Latest Settlement in Higher Education

Earlier this month, another of the higher education institutions serving as defendants to a slew of class action suits relative their 403(b) plans settled.  John Hopkins reached a settlement with their plaintiff group in an amount totaling $14 million.

In addition to the payment of the settlement amount, John Hopkins agreed to a number of non-monetary stipulations.  While in a settlement the agreed upon settlement remedies should in no way be considered required, or even a best practice, plaintiffs’ firms frequently present them as such in an attempt to raise the “fiduciary bar.”

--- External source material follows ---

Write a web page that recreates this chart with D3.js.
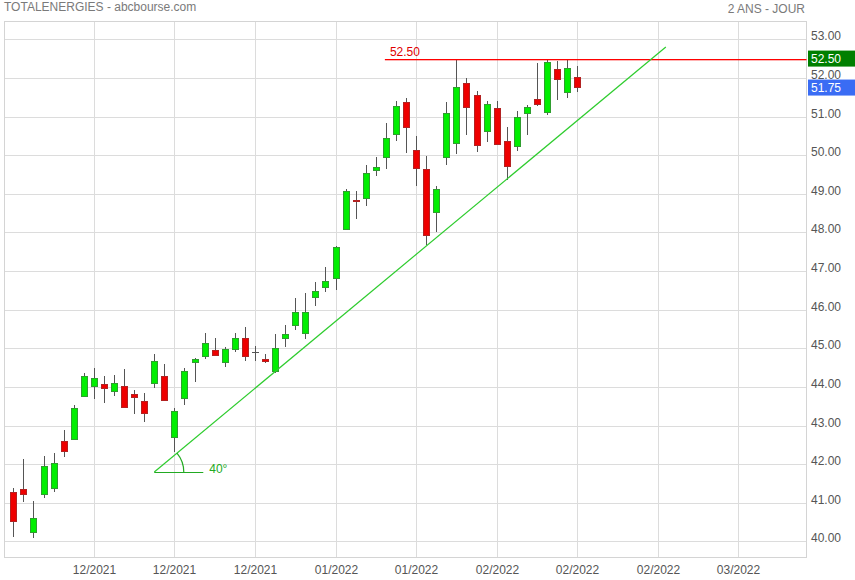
<!DOCTYPE html>
<html><head><meta charset="utf-8">
<script src="https://cdn.jsdelivr.net/npm/d3@7"></script>
<style>
html,body{margin:0;padding:0;background:#fff;}
svg{display:block;font-family:Arial,"Liberation Sans",sans-serif;}
</style></head>
<body>
<svg id="chart" width="855" height="580"></svg>
<script>
// ---- data ----
const title = "TOTALENERGIES - abcbourse.com";
const period = "2 ANS - JOUR";
const opens  = [41.27,41.35,40.21,41.19,41.37,42.60,42.62,43.73,43.99,44.07,43.88,44.02,43.83,43.63,44.08,44.28,42.68,43.69,44.63,44.77,44.95,44.61,44.96,45.26,44.90,44.72,44.38,45.23,45.57,45.38,46.30,46.55,46.80,48.06,48.85,48.86,49.60,49.92,50.52,51.38,50.13,49.64,48.49,49.92,50.30,51.87,51.55,50.60,51.22,50.37,50.21,51.06,51.45,51.09,52.23,51.61,52.02];
const highs  = [41.39,42.13,41.04,42.21,42.28,42.88,43.52,44.35,44.48,44.28,44.31,44.46,43.92,43.84,44.85,44.59,43.45,44.49,44.74,45.40,45.26,45.04,45.40,45.55,45.05,44.84,45.36,45.60,46.30,46.43,46.71,47.10,47.65,49.12,49.07,49.75,49.96,50.84,51.41,51.48,50.50,49.98,49.20,51.37,52.49,52.00,51.67,51.39,51.39,50.73,51.15,51.31,52.38,52.47,52.44,52.49,52.30];
const lows   = [40.12,41.03,40.09,41.13,41.28,42.19,42.62,43.73,43.69,43.59,43.77,43.46,43.31,43.10,43.98,43.64,42.32,43.54,44.13,44.73,44.79,44.51,44.91,44.68,44.68,44.61,44.35,45.03,45.48,45.25,46.10,46.45,46.52,48.06,48.34,48.69,49.45,49.65,50.37,50.05,49.19,47.68,48.00,49.75,50.04,50.51,50.07,50.35,50.26,49.36,50.12,50.51,51.26,51.03,51.43,51.48,51.63];
const closes = [40.51,41.19,40.60,41.95,42.02,42.32,43.45,44.28,44.22,43.95,44.09,43.46,43.72,43.29,44.66,43.64,43.38,44.40,44.72,45.13,44.79,44.97,45.26,44.77,44.90,44.64,45.00,45.36,45.93,45.93,46.48,46.74,47.62,49.07,48.80,49.53,49.69,50.44,51.28,50.70,49.64,47.92,49.12,51.09,51.76,51.23,50.23,51.32,50.26,49.70,50.98,51.24,51.29,52.41,51.94,52.25,51.75];
const yTicks = [40,41,42,43,44,45,46,47,48,49,50,51,52,53];
const xTickIndex = [8,16,24,32,40,48,56,64,72];
const xTickLabels = ["12/2021","12/2021","12/2021","01/2022","01/2022","02/2022","02/2022","02/2022","03/2022"];
const resistance = 52.50;
const resistanceStart = 36.9;
const trendStart = [14, 41.80];
const trendEnd = [64.8, 52.80];
const trendAngleLabel = "40°";
const lastPrice = 51.75;

// ---- layout ----
const L = 4.5, R = 806.5, T = 21.5, B = 557.5;
const svg = d3.select("#chart");
const x = d3.scaleLinear().domain([(L-13.3)/10.07, (R-13.3)/10.07]).range([L, R]);
const y = d3.scaleLinear().domain([39.585, 53.46]).range([B, T]);
const candles = opens.map((o,i)=>({i, o, h:highs[i], l:lows[i], c:closes[i]}));
const crisp = v => Math.round(v) + 0.5;
const gridCol = "#dcdcdc";

// title texts
svg.append("text").attr("x",4).attr("y",11).attr("font-size",12).attr("fill","#7a7a7a").text(title);
svg.append("text").attr("x",805).attr("y",13).attr("text-anchor","end").attr("font-size",12).attr("fill","#7a7a7a").text(period);

// grid
const g = svg.append("g");
g.selectAll("line.hg").data(yTicks).join("line")
  .attr("x1",L).attr("x2",R).attr("y1",d=>crisp(y(d))).attr("y2",d=>crisp(y(d)))
  .attr("stroke",gridCol).attr("stroke-width",1);
g.selectAll("line.vg").data(xTickIndex).join("line")
  .attr("x1",d=>crisp(x(d))).attr("x2",d=>crisp(x(d))).attr("y1",T).attr("y2",B)
  .attr("stroke",gridCol).attr("stroke-width",1);
g.append("rect").attr("x",L).attr("y",T).attr("width",R-L).attr("height",B-T)
  .attr("fill","none").attr("stroke","#d4d4d4");

// axis labels
svg.selectAll("text.yl").data(yTicks).join("text")
  .attr("x",811).attr("y",d=>y(d)+1).attr("font-size",12).attr("fill","#555")
  .text(d=>d3.format(".2f")(d));
svg.selectAll("text.xl").data(xTickIndex).join("text")
  .attr("x",d=>crisp(x(d))).attr("y",574).attr("text-anchor","middle").attr("font-size",12).attr("fill","#555")
  .text((d,k)=>xTickLabels[k]);

// candles
const cg = svg.append("g");
candles.forEach(d=>{
  const c = Math.round(x(d.i));
  const up = d.c > d.o, flat = Math.abs(d.c-d.o) < 0.005;
  cg.append("line").attr("x1",c+0.5).attr("x2",c+0.5)
    .attr("y1",Math.round(y(d.h))).attr("y2",Math.round(y(d.l)))
    .attr("stroke","#555").attr("stroke-width",1);
  if (flat) {
    cg.append("line").attr("x1",c-3).attr("x2",c+4)
      .attr("y1",crisp(y(d.o))).attr("y2",crisp(y(d.o)))
      .attr("stroke","#555").attr("stroke-width",1);
  } else {
    const top = Math.round(y(Math.max(d.o,d.c))), bot = Math.round(y(Math.min(d.o,d.c)));
    cg.append("rect").attr("x",c-2.5).attr("y",top+0.5)
      .attr("width",6).attr("height",Math.max(1,bot-top-1))
      .attr("fill", up ? "#00ee00" : "#ee0000")
      .attr("stroke", up ? "#2f9e2f" : "#b22222").attr("stroke-width",1);
  }
});

// resistance line
svg.append("rect").attr("x",x(resistanceStart)).attr("width",R-x(resistanceStart))
  .attr("y",Math.round(y(resistance))).attr("height",1.3)
  .attr("fill","#ff0000");
svg.append("text").attr("x",x(resistanceStart)+5).attr("y",y(resistance)-2.5)
  .attr("font-size",12).attr("fill","#e00000").text(d3.format(".2f")(resistance));

// trend line
const tg = svg.append("g");
const x0 = x(trendStart[0]), y0 = y(trendStart[1]);
tg.append("line").attr("x1",x0).attr("y1",y0).attr("x2",x(trendEnd[0])).attr("y2",y(trendEnd[1]))
  .attr("stroke","#2ecc2e").attr("stroke-width",1.2);
tg.append("line").attr("x1",x0).attr("y1",crisp(y0)).attr("x2",x0+49).attr("y2",crisp(y0))
  .attr("stroke","#22aa22").attr("stroke-width",1.2);
const ang = Math.atan2(y0 - y(trendEnd[1]), x(trendEnd[0]) - x0);
const r = 29.5;
tg.append("path")
  .attr("d",`M${x0+r},${y0} A${r},${r} 0 0 0 ${x0+r*Math.cos(ang)},${y0-r*Math.sin(ang)}`)
  .attr("fill","none").attr("stroke","#22aa22").attr("stroke-width",1.2);
tg.append("text").attr("x",x0+55).attr("y",y0+1).attr("font-size",12).attr("fill","#22aa22").text(trendAngleLabel);

// price tags
function tag(v, col){
  const yy = y(v);
  svg.append("rect").attr("x",808).attr("y",yy-8).attr("width",47).attr("height",16).attr("fill",col);
  svg.append("text").attr("x",811).attr("y",yy+4.5).attr("font-size",12).attr("fill","#fff").text(d3.format(".2f")(v));
}
tag(resistance, "#007f00");
tag(lastPrice, "#3a6cf4");
</script>
</body></html>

Under the settlement, John Hopkins agreed to work with the plaintiffs’ counsel for a period of three-years to monitor compliance within the terms of the settlement, including:

  • To provide a complete list of investments including fees and the plan’s investment policy (if any)
  • Retention of an investment consultant to aid in menu development and monitoring
  • Issue an RFP for a recordkeeper
  • Receive a recommendation from the consultant as to whether the plan should consolidate recordkeepers
  • Communicate in writing to participants within 18-months of the settlement, the results of any changes in providers and menu

I find the details of two of these stipulations particularly interesting.  Under the RFP requirement, John Hopkins has agreed to designate in the RFP for a recordkeeper that the responding providers “will not solicit current plan participants for the purpose of “cross-selling.” This requirement seems to be in keeping with the more recent trend of criticizing fiduciaries for not adequately monitoring or communicating to participants about potential cross-selling.  (See our White Paper on Fee Compression).

The other area of interest regards the 18-month communication to participants.  The sponsor must communicate with participants about any frozen annuities and how participants’ accounts may be impacted by the transition away from frozen annuities to the “approved fund menu.”

These two settlement provisions highlight potential areas for committees of defined contribution plans to focus on in the years ahead.